Reporters occasionally ask defensive coordinator Jay Sawvel if safety Damarius Travis had a good game on Saturday.
Sawvel has the same answer each time.
“[I] don't have to worry about him … I got asked last week something about him, well he plays good every week, really,” Sawvel said. “Move on, who's the next guy? That's kind of the way it is.”
That’s been that way for the eight Minnesota games this season.
Travis has started them all and excelled in each one, Sawvel said.
The redshirt senior is tied for first on the team in interceptions and is second on the team in tackles.
Sawvel said it isn’t what Travis does that makes him arguably the Gophers’ best defensive player, it’s how he elevates the skill level of his surrounding teammates.

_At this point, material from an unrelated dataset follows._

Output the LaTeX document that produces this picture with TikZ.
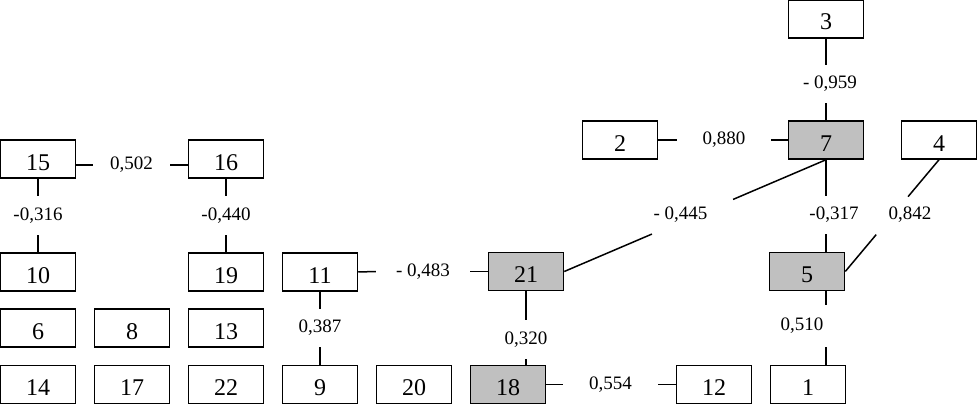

“I think he makes the game easier for them because … they can get lined up quick and they know what they're looking at quick, and he does his job,” Sawvel said. “There's a big comfort in that. It's a sign of a good player. Good players typically, by doing what they need to do, typically can make other people around them a little bit better.”
Travis played in 40 games with the Gophers before the start of this season, but he took on a new role this season — a leader.
Before Travis, there’s been a long line of strong leadership from the Gophers’ secondary.
Minnesota has had three defensive backs drafted into the NFL the past three years. All three were captains.
Travis played with all of the defensive backs during his earlier years with the Gophers.
“I just remember being dominant and just being in guys' face all game and just getting after it,” Travis said. “That's the type of mentality that we had with the DBs. It was just that type."
Travis, a captain himself, looks primed to be the next one selected to the NFL.
Sawvel emphasized how good Travis is on special teams, which will lead to his success in the NFL.
“He's a great special teams player,” Sawvel said. “He'll be on every special team. He's big. He can run. He can play deep. He can play near the box. He can tackle. Don't have to worry about him.”
Travis said that he has been a leader by making sure the other defensive backs go to the film room.
“Just being a vocal leader. When guys are down, just bringing them up. Being that backbone really,” Travis said. “Being the helping hand for the defense because I know like everything is not going to go good within the [defensive back] core. That's with anything in life.”
Travis’ counterpart this season has been freshman safety Antoine Winfield Jr.
Before the season started, Travis said he wanted to be the bridge between the talented Gophers defensive backs of the past to the future ones.
He said he has been sure to give Winfield Jr. plenty of advice before games.
“Practice is way harder than the game,” Travis said. “The game is easy and that was a thing I always say to him … just relax and play football because at the end of the day, we just playing football.”